TO BE DONE >>
Return the data exactly, with all pictures removed.

RECORDED INFORMATION >>

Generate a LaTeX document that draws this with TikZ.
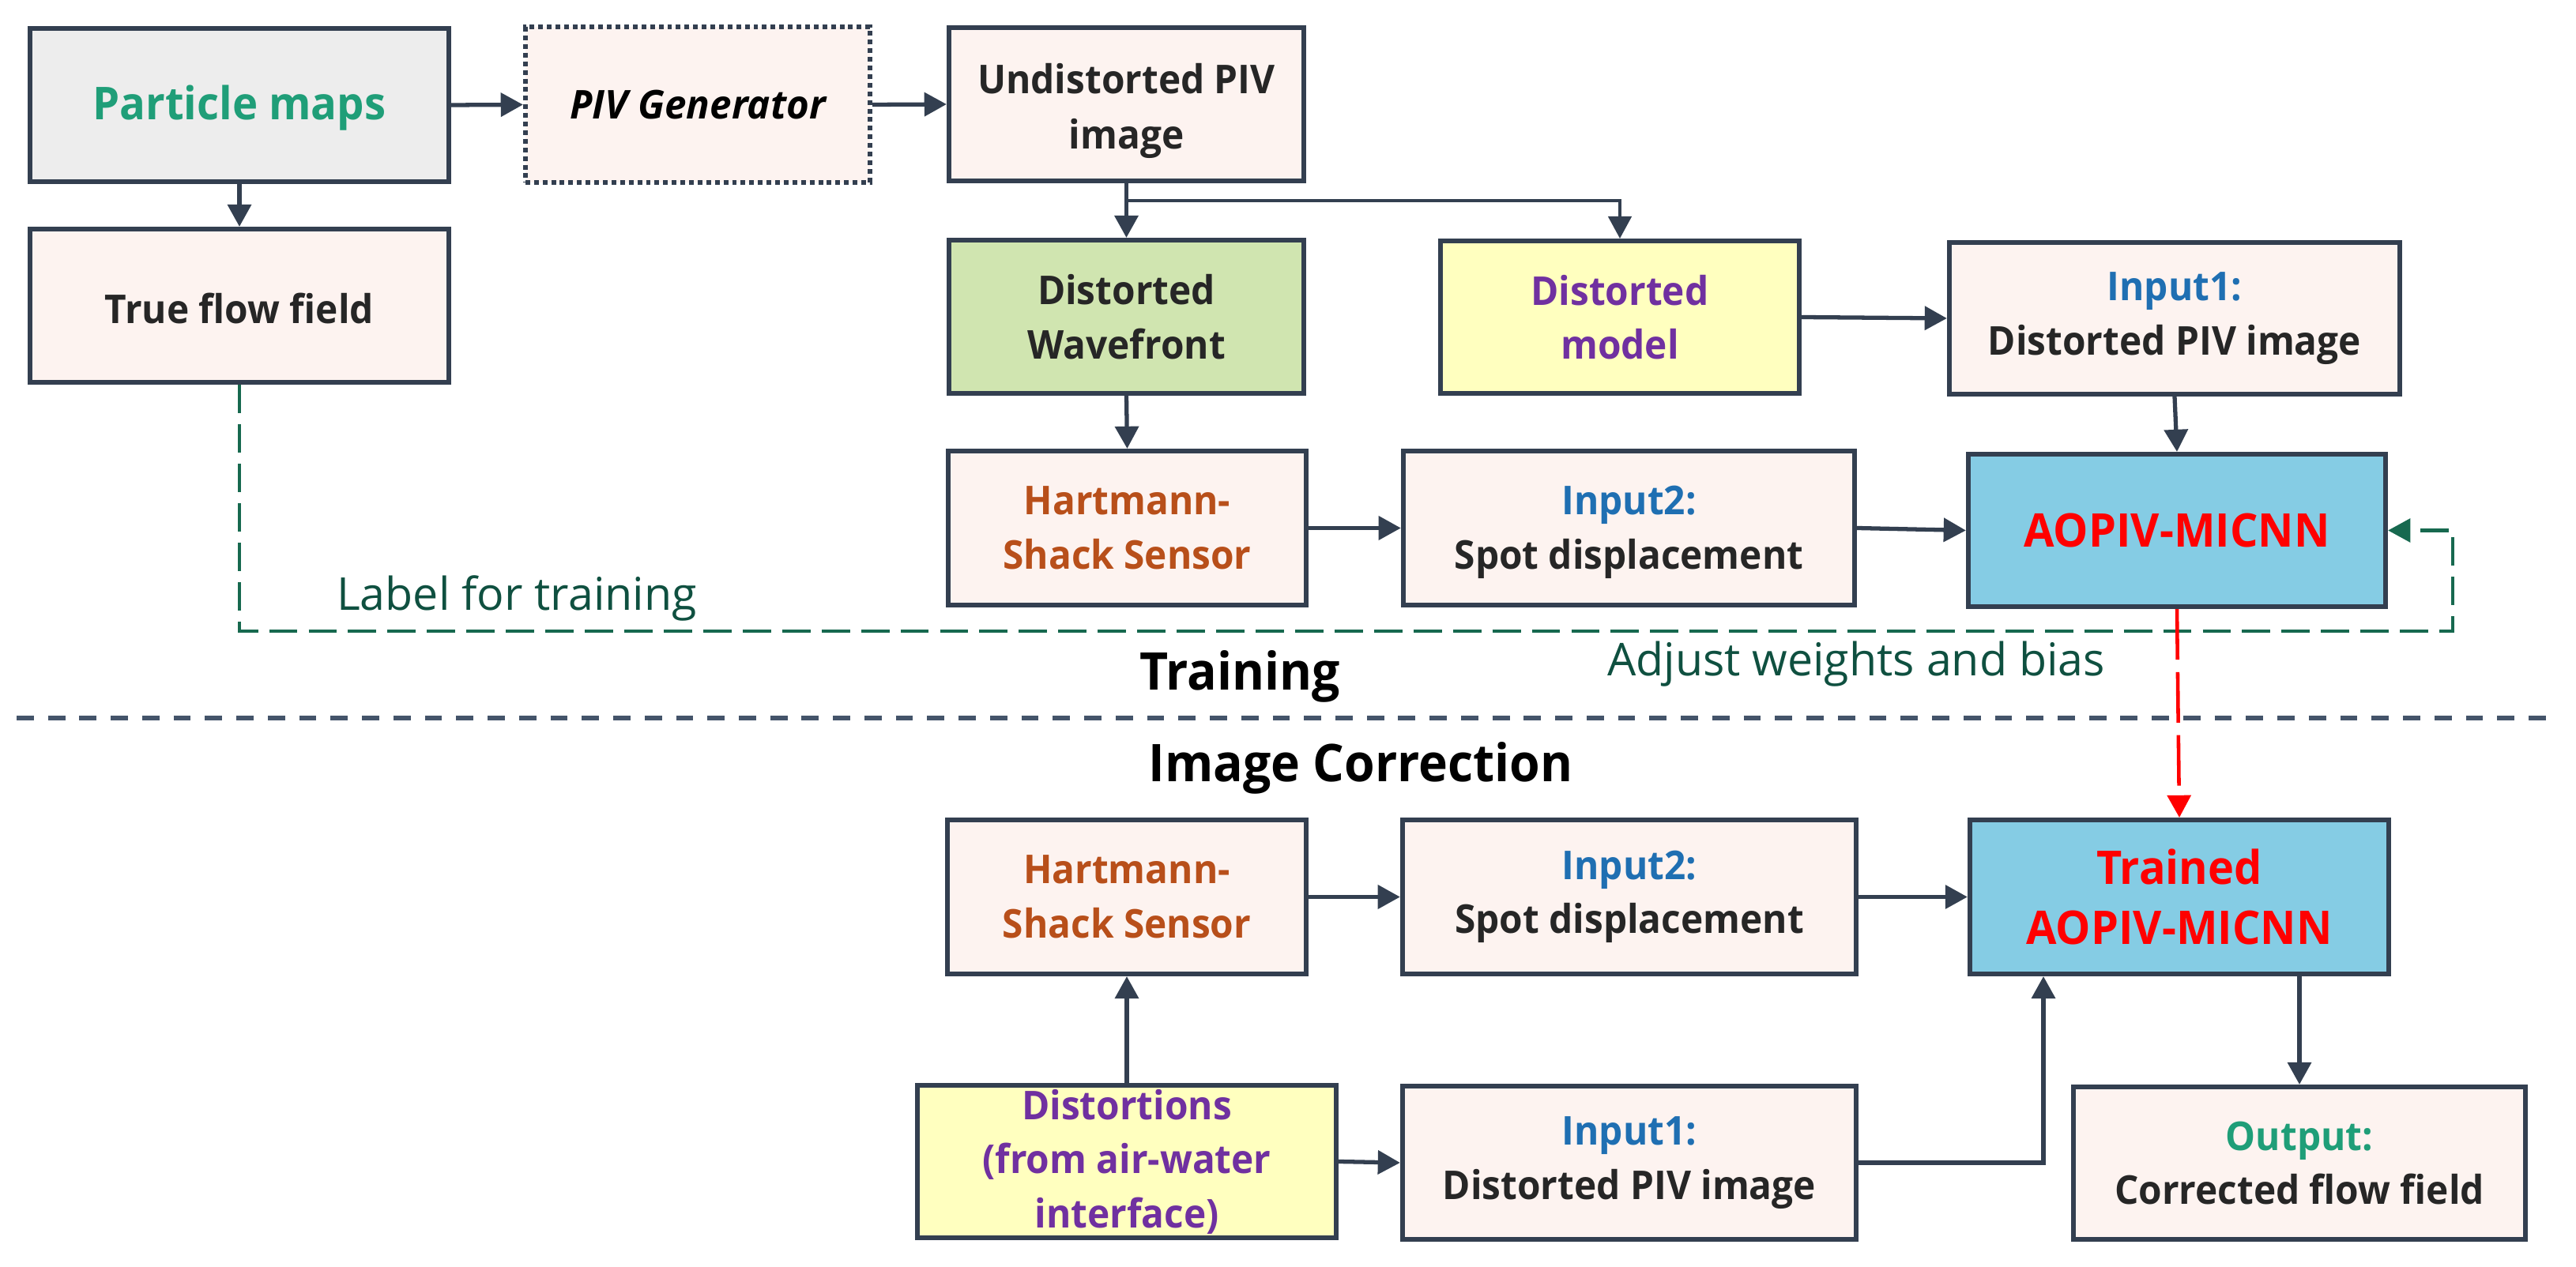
\documentclass[tikz,border=0pt]{standalone}
\usepackage{fontspec}
\setmainfont[BoldFeatures={FakeStretch=0.95},BoldItalicFeatures={FakeStretch=0.98}]{Open Sans}
\usetikzlibrary{arrows.meta}
\definecolor{ink}{HTML}{333F50}
\definecolor{pinkfill}{HTML}{FDF3F0}
\definecolor{greyfill}{HTML}{EDEDED}
\definecolor{greenfill}{HTML}{D0E5B0}
\definecolor{yellowfill}{HTML}{FFFFBF}
\definecolor{bluefill}{HTML}{85CCE4}
\definecolor{tealtxt}{HTML}{1F9E78}
\definecolor{inputblue}{HTML}{1F6FB2}
\definecolor{rust}{HTML}{B84F1A}
\definecolor{violet2}{HTML}{7030A0}
\definecolor{bodytxt}{HTML}{262626}
\definecolor{dashgreen}{HTML}{17694F}
\definecolor{labelgreen}{HTML}{0F5040}
\definecolor{divider}{HTML}{44546A}
\newcommand{\lift}[1]{\rule{0pt}{#1}}
\tikzset{
  boxbase/.style={draw=ink,line width=1.7pt,rectangle,align=center,inner sep=0pt,text=bodytxt,
    font=\fontsize{14.3}{19.5}\selectfont\bfseries},
  pinkbox/.style={boxbase,fill=pinkfill},
  bigbox/.style={boxbase,fill=bluefill,text=red,font=\fontsize{16.7}{21.5}\selectfont\bfseries},
  conn/.style={draw=ink,line width=1.5pt,-{Triangle[length=8pt,width=8.4pt]}},
  thinconn/.style={draw=ink,line width=1pt},
  heading/.style={font=\fontsize{18.7}{22}\selectfont\bfseries,text=black,inner sep=0pt},
  greenlabel/.style={font=\fontsize{16.3}{20}\selectfont,text=labelgreen,inner sep=0pt},
}
\begin{document}
\begin{tikzpicture}[x=0.01cm,y=-0.01cm]
\useasboundingbox (0,0) rectangle (3260,1604);
% top rows
\node[boxbase,fill=greyfill,minimum width=5.30cm,minimum height=1.94cm,text=tealtxt,font=\fontsize{16.3}{20}\selectfont\bfseries] (pm) at (303,133) {\lift{14.6pt}Particle maps};
\node[pinkbox,minimum width=4.36cm,minimum height=1.96cm,dash pattern=on 1.7pt off 1.4pt,text=black,font=\fontsize{14.3}{18.8}\selectfont\bfseries\itshape] (piv) at (883,132.5) {PIV Generator};
\node[pinkbox,minimum width=4.49cm,minimum height=1.94cm] (und) at (1425.5,132) {\lift{15.5pt}Undistorted PIV\\[0.5pt]image};
\node[pinkbox,minimum width=5.30cm,minimum height=1.94cm] (tf) at (303,387) {\lift{13.1pt}True flow field};
\node[boxbase,fill=greenfill,minimum width=4.49cm,minimum height=1.94cm] (dw) at (1425.5,401) {Distorted\\Wavefront};
\node[boxbase,fill=yellowfill,minimum width=4.54cm,minimum height=1.93cm,text=violet2] (dm) at (2050,401.5) {Distorted\\model};
\node[pinkbox,minimum width=5.70cm,minimum height=1.92cm] (ina) at (2752,403) {\textcolor{inputblue}{Input1:}\\Distorted PIV image};
\node[pinkbox,minimum width=4.53cm,minimum height=1.95cm,text=rust] (hs) at (1426.5,668.5) {Hartmann-\\Shack Sensor};
\node[pinkbox,minimum width=5.71cm,minimum height=1.95cm] (inb) at (2061.5,668.5) {\lift{13.5pt}\textcolor{inputblue}{Input2:}\\Spot displacement};
\node[bigbox,minimum width=5.28cm,minimum height=1.93cm] (ao) at (2755,671.5) {AOPIV-MICNN};
% bottom rows
\node[pinkbox,minimum width=4.54cm,minimum height=1.95cm,text=rust] (hsb) at (1426,1135.5) {Hartmann-\\Shack Sensor};
\node[pinkbox,minimum width=5.74cm,minimum height=1.95cm] (inc) at (2062,1135.5) {\textcolor{inputblue}{Input2:}\\Spot displacement};
\node[bigbox,minimum width=5.30cm,minimum height=1.95cm] (tr) at (2758,1135.5) {Trained\\AOPIV-MICNN};
\node[boxbase,fill=yellowfill,minimum width=5.30cm,minimum height=1.93cm,text=violet2] (dist) at (1426,1470.5) {Distortions\\(from air-water\\interface)};
\node[pinkbox,minimum width=5.74cm,minimum height=1.94cm] (ind) at (2062,1472) {\textcolor{inputblue}{Input1:}\\Distorted PIV image};
\node[pinkbox,minimum width=5.72cm,minimum height=1.93cm] (out) at (2910,1472.5) {\textcolor{tealtxt}{Output:}\\Corrected flow field};
% labels
\node[heading] (train) at (1569,856) {Training};
\node[heading] (corr) at (1722,972) {Image Correction};
\node[greenlabel] (adj) at (2349,841) {Adjust weights and bias};
\node[greenlabel] (lab) at (654,757) {Label for training};
% helper coordinates
\coordinate (branch) at (1425.5,254);
\coordinate (gcorner) at (3104,799);
\coordinate (divl) at (21,909);
\coordinate (divr) at (3236,909);
\coordinate (elbow) at (2586,1236);
% connectors
\draw[conn] (pm.east) -- (piv.west);
\draw[conn] (piv.east) -- (und.west);
\draw[conn] (pm.south) -- (tf.north);
\draw[conn] (und.south) -- (dw.north);
\draw[thinconn,-{Triangle[length=8pt,width=8.4pt]}] (branch) -| (dm.north);
\draw[conn] (dm.east) -- (ina.west);
\draw[conn] (dw.south) -- (hs.north);
\draw[conn] (ina.south) -- (ao.north);
\draw[conn] (hs.east) -- (inb.west);
\draw[conn] (inb.east) -- (ao.west);
\draw[dashgreen,line width=1.2pt,dash pattern=on 10.2pt off 4pt,-{Triangle[length=8pt,width=8.4pt,fill=dashgreen]}] (tf.south) |- (gcorner) |- (ao.east);
\draw[red,line width=1.3pt,dash pattern=on 18.2pt off 4.5pt,-{Triangle[length=8pt,width=8.4pt,fill=red]}] (ao.south) -- (tr.north);
\draw[divider,line width=1.5pt,dash pattern=on 6.2pt off 5.1pt] (divl) -- (divr);
\draw[conn] (hsb.east) -- (inc.west);
\draw[conn] (inc.east) -- (tr.west);
\draw[conn] (dist.north) -- (hsb.south);
\draw[conn] (dist.east) -- (ind.west);
\draw[conn] (ind.east) -| (elbow);
\draw[conn] (tr.south -| out.north) -- (out.north);
\end{tikzpicture}
\end{document}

CORRECT RESPONSE >>
Generate a LaTeX document that draws this with TikZ.
\documentclass[tikz,border=0pt]{standalone}
\usepackage{fontspec}
\setmainfont[BoldFeatures={FakeStretch=0.95},BoldItalicFeatures={FakeStretch=0.98}]{Open Sans}
\usetikzlibrary{arrows.meta}
\definecolor{ink}{HTML}{333F50}
\definecolor{pinkfill}{HTML}{FDF3F0}
\definecolor{greyfill}{HTML}{EDEDED}
\definecolor{greenfill}{HTML}{D0E5B0}
\definecolor{yellowfill}{HTML}{FFFFBF}
\definecolor{bluefill}{HTML}{85CCE4}
\definecolor{tealtxt}{HTML}{1F9E78}
\definecolor{inputblue}{HTML}{1F6FB2}
\definecolor{rust}{HTML}{B84F1A}
\definecolor{violet2}{HTML}{7030A0}
\definecolor{bodytxt}{HTML}{262626}
\definecolor{dashgreen}{HTML}{17694F}
\definecolor{labelgreen}{HTML}{0F5040}
\definecolor{divider}{HTML}{44546A}
\newcommand{\lift}[1]{\rule{0pt}{#1}}
\tikzset{
  boxbase/.style={draw=ink,line width=1.7pt,rectangle,align=center,inner sep=0pt,text=bodytxt,
    font=\fontsize{14.3}{19.5}\selectfont\bfseries},
  pinkbox/.style={boxbase,fill=pinkfill},
  bigbox/.style={boxbase,fill=bluefill,text=red,font=\fontsize{16.7}{21.5}\selectfont\bfseries},
  conn/.style={draw=ink,line width=1.5pt,-{Triangle[length=8pt,width=8.4pt]}},
  thinconn/.style={draw=ink,line width=1pt},
  heading/.style={font=\fontsize{18.7}{22}\selectfont\bfseries,text=black,inner sep=0pt},
  greenlabel/.style={font=\fontsize{16.3}{20}\selectfont,text=labelgreen,inner sep=0pt},
}
\begin{document}
\begin{tikzpicture}[x=0.01cm,y=-0.01cm]
\useasboundingbox (0,0) rectangle (3260,1604);
% top rows
\node[boxbase,fill=greyfill,minimum width=5.30cm,minimum height=1.94cm,text=tealtxt,font=\fontsize{16.3}{20}\selectfont\bfseries] (pm) at (303,133) {\lift{14.6pt}Particle maps};
\node[pinkbox,minimum width=4.36cm,minimum height=1.96cm,dash pattern=on 1.7pt off 1.4pt,text=black,font=\fontsize{14.3}{18.8}\selectfont\bfseries\itshape] (piv) at (883,132.5) {PIV Generator};
\node[pinkbox,minimum width=4.49cm,minimum height=1.94cm] (und) at (1425.5,132) {\lift{15.5pt}Undistorted PIV\\[0.5pt]image};
\node[pinkbox,minimum width=5.30cm,minimum height=1.94cm] (tf) at (303,387) {\lift{13.1pt}True flow field};
\node[boxbase,fill=greenfill,minimum width=4.49cm,minimum height=1.94cm] (dw) at (1425.5,401) {Distorted\\Wavefront};
\node[boxbase,fill=yellowfill,minimum width=4.54cm,minimum height=1.93cm,text=violet2] (dm) at (2050,401.5) {Distorted\\model};
\node[pinkbox,minimum width=5.70cm,minimum height=1.92cm] (ina) at (2752,403) {\textcolor{inputblue}{Input1:}\\Distorted PIV image};
\node[pinkbox,minimum width=4.53cm,minimum height=1.95cm,text=rust] (hs) at (1426.5,668.5) {Hartmann-\\Shack Sensor};
\node[pinkbox,minimum width=5.71cm,minimum height=1.95cm] (inb) at (2061.5,668.5) {\lift{13.5pt}\textcolor{inputblue}{Input2:}\\Spot displacement};
\node[bigbox,minimum width=5.28cm,minimum height=1.93cm] (ao) at (2755,671.5) {AOPIV-MICNN};
% bottom rows
\node[pinkbox,minimum width=4.54cm,minimum height=1.95cm,text=rust] (hsb) at (1426,1135.5) {Hartmann-\\Shack Sensor};
\node[pinkbox,minimum width=5.74cm,minimum height=1.95cm] (inc) at (2062,1135.5) {\textcolor{inputblue}{Input2:}\\Spot displacement};
\node[bigbox,minimum width=5.30cm,minimum height=1.95cm] (tr) at (2758,1135.5) {Trained\\AOPIV-MICNN};
\node[boxbase,fill=yellowfill,minimum width=5.30cm,minimum height=1.93cm,text=violet2] (dist) at (1426,1470.5) {Distortions\\(from air-water\\interface)};
\node[pinkbox,minimum width=5.74cm,minimum height=1.94cm] (ind) at (2062,1472) {\textcolor{inputblue}{Input1:}\\Distorted PIV image};
\node[pinkbox,minimum width=5.72cm,minimum height=1.93cm] (out) at (2910,1472.5) {\textcolor{tealtxt}{Output:}\\Corrected flow field};
% labels
\node[heading] (train) at (1569,856) {Training};
\node[heading] (corr) at (1722,972) {Image Correction};
\node[greenlabel] (adj) at (2349,841) {Adjust weights and bias};
\node[greenlabel] (lab) at (654,757) {Label for training};
% helper coordinates
\coordinate (branch) at (1425.5,254);
\coordinate (gcorner) at (3104,799);
\coordinate (divl) at (21,909);
\coordinate (divr) at (3236,909);
\coordinate (elbow) at (2586,1236);
% connectors
\draw[conn] (pm.east) -- (piv.west);
\draw[conn] (piv.east) -- (und.west);
\draw[conn] (pm.south) -- (tf.north);
\draw[conn] (und.south) -- (dw.north);
\draw[thinconn,-{Triangle[length=8pt,width=8.4pt]}] (branch) -| (dm.north);
\draw[conn] (dm.east) -- (ina.west);
\draw[conn] (dw.south) -- (hs.north);
\draw[conn] (ina.south) -- (ao.north);
\draw[conn] (hs.east) -- (inb.west);
\draw[conn] (inb.east) -- (ao.west);
\draw[dashgreen,line width=1.2pt,dash pattern=on 10.2pt off 4pt,-{Triangle[length=8pt,width=8.4pt,fill=dashgreen]}] (tf.south) |- (gcorner) |- (ao.east);
\draw[red,line width=1.3pt,dash pattern=on 18.2pt off 4.5pt,-{Triangle[length=8pt,width=8.4pt,fill=red]}] (ao.south) -- (tr.north);
\draw[divider,line width=1.5pt,dash pattern=on 6.2pt off 5.1pt] (divl) -- (divr);
\draw[conn] (hsb.east) -- (inc.west);
\draw[conn] (inc.east) -- (tr.west);
\draw[conn] (dist.north) -- (hsb.south);
\draw[conn] (dist.east) -- (ind.west);
\draw[conn] (ind.east) -| (elbow);
\draw[conn] (tr.south -| out.north) -- (out.north);
\end{tikzpicture}
\end{document}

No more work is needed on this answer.